WHAT YOU WILL DO >> Leaving out the pictures, retype the lines from the beginning of the listing through the line containing "W, H = 453, 262".
* Start RAW RECORDS *
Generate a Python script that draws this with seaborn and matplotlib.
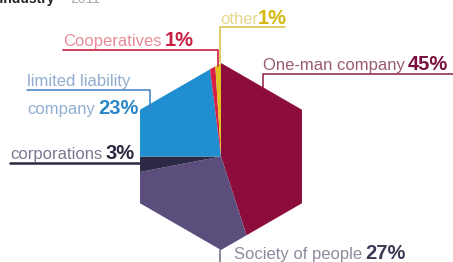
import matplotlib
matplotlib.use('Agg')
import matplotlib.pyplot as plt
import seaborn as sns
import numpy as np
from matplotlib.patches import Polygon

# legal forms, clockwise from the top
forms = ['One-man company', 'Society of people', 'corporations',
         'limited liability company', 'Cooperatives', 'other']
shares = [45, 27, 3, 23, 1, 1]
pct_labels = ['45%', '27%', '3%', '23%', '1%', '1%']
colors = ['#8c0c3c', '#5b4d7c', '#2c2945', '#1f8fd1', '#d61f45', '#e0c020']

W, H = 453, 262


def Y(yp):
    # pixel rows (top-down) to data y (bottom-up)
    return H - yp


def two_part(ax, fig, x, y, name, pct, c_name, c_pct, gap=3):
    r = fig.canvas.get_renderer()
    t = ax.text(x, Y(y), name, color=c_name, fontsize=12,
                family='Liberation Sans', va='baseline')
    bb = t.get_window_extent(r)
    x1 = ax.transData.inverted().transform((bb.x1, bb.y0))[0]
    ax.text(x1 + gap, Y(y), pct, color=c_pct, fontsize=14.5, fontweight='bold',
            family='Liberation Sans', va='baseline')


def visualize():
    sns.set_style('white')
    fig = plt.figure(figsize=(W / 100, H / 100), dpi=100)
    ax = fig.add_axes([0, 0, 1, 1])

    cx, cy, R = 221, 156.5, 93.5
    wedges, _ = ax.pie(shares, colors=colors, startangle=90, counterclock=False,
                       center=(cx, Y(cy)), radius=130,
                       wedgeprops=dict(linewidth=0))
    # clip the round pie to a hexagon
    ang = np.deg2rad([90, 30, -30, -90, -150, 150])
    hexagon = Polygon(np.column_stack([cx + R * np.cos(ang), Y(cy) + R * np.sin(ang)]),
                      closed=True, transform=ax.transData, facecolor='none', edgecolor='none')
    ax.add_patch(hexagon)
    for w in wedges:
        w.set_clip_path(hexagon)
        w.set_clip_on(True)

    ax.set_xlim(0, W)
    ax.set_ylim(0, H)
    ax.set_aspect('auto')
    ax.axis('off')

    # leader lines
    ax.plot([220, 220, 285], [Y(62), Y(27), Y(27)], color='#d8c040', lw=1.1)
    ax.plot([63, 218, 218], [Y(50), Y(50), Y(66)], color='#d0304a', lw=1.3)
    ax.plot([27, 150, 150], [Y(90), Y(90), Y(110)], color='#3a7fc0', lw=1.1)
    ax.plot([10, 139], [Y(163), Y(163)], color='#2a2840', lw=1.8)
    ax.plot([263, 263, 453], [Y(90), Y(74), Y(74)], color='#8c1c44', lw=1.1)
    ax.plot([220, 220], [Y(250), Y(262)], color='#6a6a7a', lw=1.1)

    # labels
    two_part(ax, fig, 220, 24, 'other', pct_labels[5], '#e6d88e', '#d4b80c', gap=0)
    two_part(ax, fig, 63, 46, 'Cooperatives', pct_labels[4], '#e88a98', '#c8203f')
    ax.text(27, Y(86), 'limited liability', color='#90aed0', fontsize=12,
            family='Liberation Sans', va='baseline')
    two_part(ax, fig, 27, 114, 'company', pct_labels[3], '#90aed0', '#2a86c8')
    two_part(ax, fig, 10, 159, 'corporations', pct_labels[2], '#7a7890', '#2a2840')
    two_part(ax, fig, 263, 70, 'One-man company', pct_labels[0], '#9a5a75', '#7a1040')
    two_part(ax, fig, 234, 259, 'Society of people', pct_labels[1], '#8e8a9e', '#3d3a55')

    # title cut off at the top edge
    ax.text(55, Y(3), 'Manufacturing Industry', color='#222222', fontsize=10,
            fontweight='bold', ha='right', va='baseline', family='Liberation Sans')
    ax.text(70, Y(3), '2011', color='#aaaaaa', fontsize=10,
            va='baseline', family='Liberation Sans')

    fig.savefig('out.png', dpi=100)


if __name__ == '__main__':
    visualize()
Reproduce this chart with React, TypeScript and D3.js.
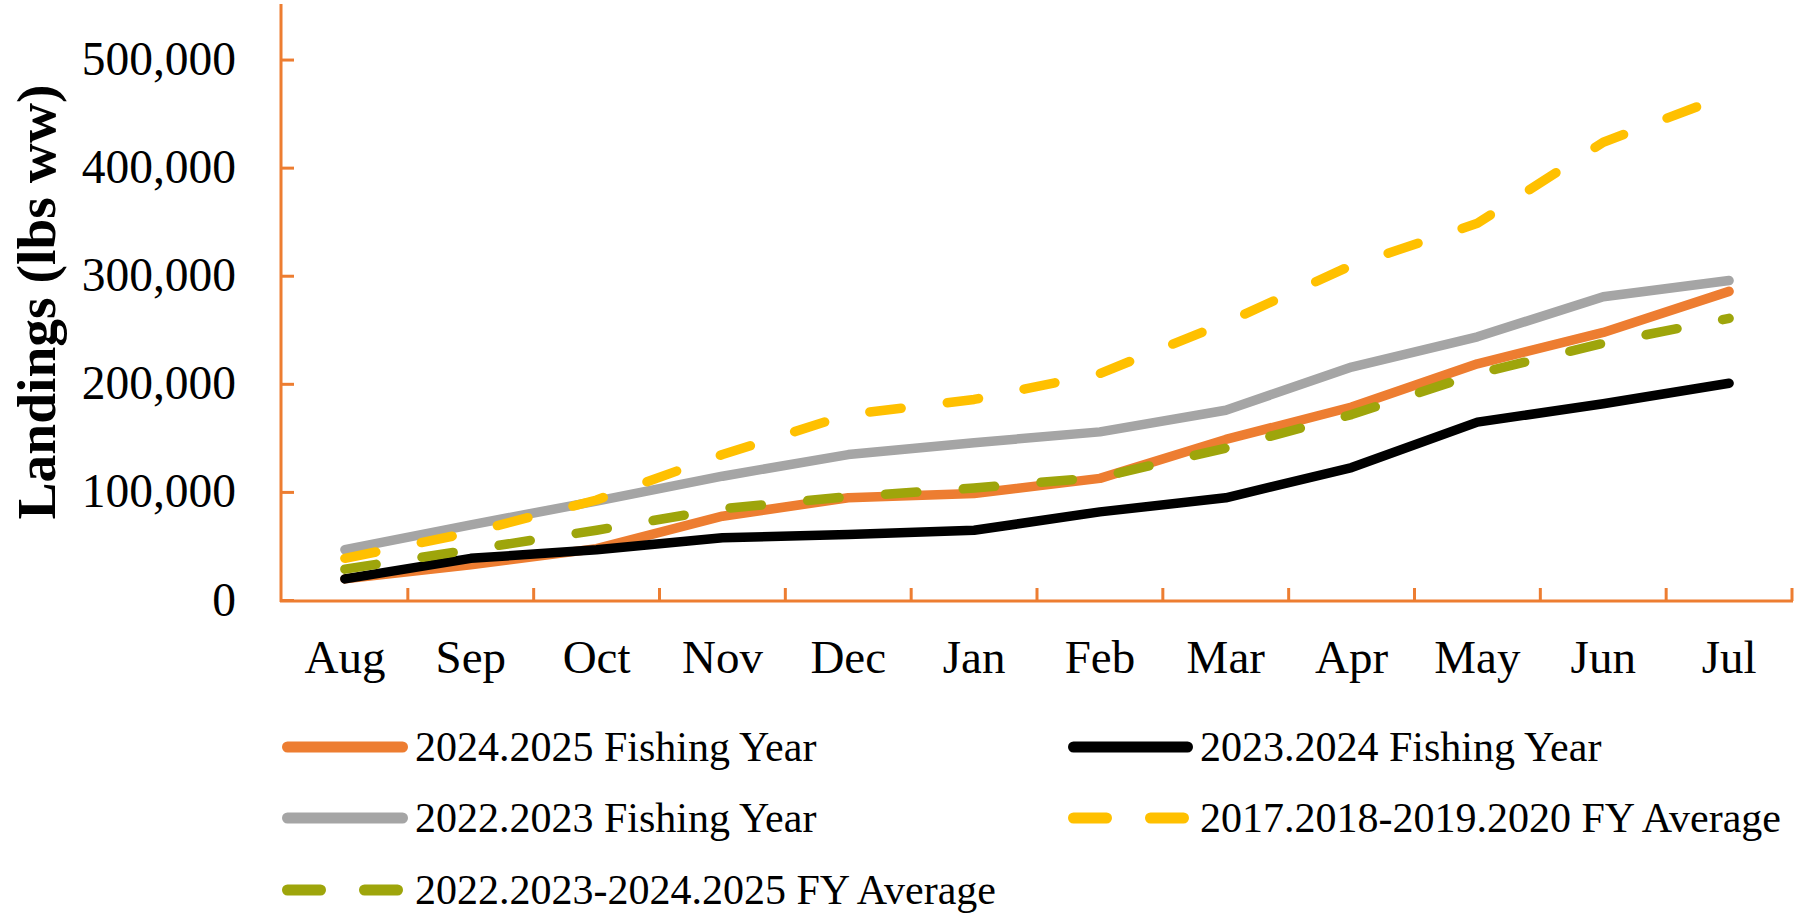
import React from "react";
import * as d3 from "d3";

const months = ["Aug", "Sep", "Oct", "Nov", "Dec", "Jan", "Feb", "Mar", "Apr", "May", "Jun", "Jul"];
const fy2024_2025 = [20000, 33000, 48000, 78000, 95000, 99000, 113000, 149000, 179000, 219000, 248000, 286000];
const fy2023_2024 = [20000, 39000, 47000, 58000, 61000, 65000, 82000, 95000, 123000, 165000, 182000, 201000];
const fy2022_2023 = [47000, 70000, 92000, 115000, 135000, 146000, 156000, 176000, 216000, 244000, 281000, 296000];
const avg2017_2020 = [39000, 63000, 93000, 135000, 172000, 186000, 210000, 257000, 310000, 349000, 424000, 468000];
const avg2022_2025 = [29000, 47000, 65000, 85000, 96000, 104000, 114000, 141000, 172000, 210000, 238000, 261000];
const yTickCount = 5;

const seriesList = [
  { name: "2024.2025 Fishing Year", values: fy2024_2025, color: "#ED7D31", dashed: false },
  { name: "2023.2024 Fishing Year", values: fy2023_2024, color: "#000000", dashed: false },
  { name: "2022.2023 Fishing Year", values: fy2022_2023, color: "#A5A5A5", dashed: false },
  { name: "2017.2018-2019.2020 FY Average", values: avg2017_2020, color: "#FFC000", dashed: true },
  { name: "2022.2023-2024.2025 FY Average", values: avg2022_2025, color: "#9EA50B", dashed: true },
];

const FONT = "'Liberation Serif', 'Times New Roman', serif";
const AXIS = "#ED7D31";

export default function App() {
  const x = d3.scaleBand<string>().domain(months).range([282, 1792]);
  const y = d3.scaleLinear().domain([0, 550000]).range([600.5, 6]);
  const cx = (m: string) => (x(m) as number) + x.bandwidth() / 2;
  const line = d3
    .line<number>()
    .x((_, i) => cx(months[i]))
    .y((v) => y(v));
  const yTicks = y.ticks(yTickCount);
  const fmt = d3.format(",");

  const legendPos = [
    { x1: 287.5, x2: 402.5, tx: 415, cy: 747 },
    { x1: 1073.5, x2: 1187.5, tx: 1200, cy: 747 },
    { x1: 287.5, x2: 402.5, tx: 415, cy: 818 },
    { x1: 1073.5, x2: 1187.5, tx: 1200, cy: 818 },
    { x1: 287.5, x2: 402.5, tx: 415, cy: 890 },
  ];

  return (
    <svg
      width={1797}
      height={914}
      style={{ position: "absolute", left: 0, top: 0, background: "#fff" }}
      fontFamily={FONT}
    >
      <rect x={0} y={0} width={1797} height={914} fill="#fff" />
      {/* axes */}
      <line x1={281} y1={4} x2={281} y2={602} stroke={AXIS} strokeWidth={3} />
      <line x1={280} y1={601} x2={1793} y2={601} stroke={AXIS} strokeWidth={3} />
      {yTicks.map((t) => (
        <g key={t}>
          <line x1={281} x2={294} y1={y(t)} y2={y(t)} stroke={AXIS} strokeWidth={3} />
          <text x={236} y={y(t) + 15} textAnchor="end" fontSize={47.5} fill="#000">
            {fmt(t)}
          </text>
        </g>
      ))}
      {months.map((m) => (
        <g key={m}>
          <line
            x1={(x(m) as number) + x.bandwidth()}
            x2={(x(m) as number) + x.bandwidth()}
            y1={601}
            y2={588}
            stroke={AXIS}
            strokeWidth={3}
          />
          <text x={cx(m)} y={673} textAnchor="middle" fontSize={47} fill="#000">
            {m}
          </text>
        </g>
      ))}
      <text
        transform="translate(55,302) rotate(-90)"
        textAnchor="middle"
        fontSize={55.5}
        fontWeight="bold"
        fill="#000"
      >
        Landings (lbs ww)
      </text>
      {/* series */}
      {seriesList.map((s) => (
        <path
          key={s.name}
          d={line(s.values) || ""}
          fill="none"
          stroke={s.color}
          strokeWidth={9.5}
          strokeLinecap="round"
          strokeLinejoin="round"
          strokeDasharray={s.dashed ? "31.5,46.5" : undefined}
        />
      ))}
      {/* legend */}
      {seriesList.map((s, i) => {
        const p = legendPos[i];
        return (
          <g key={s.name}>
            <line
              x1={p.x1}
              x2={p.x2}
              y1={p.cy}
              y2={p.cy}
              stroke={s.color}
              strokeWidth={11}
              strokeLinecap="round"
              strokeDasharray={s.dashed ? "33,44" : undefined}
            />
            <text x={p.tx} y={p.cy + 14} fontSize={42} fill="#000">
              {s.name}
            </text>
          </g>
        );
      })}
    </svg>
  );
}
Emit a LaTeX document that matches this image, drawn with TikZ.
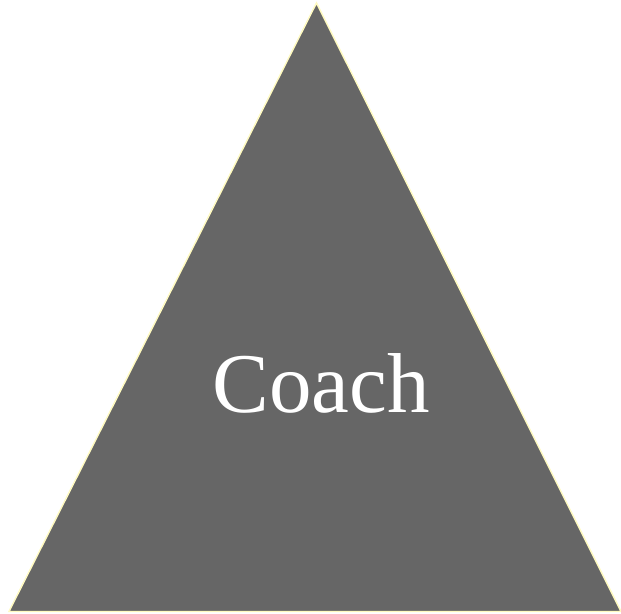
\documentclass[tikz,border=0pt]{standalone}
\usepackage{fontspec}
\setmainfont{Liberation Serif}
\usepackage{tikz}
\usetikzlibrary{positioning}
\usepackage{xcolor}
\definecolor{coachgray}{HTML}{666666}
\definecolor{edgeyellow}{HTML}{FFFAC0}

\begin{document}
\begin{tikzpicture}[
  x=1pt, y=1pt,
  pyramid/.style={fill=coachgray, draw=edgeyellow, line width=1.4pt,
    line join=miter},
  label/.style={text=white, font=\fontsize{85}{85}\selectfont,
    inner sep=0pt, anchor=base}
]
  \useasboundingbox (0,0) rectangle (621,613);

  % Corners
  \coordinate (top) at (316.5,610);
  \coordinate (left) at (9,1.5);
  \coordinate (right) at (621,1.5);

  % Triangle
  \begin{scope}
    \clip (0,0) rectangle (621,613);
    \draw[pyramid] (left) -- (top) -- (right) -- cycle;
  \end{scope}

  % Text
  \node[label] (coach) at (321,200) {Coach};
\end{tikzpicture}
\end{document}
* End RAW RECORDS *
SOLUTION FOR THIS EXERCISE >>
Generate a Python script that draws this with seaborn and matplotlib.
import matplotlib
matplotlib.use('Agg')
import matplotlib.pyplot as plt
import seaborn as sns
import numpy as np
from matplotlib.patches import Polygon

# legal forms, clockwise from the top
forms = ['One-man company', 'Society of people', 'corporations',
         'limited liability company', 'Cooperatives', 'other']
shares = [45, 27, 3, 23, 1, 1]
pct_labels = ['45%', '27%', '3%', '23%', '1%', '1%']
colors = ['#8c0c3c', '#5b4d7c', '#2c2945', '#1f8fd1', '#d61f45', '#e0c020']

W, H = 453, 262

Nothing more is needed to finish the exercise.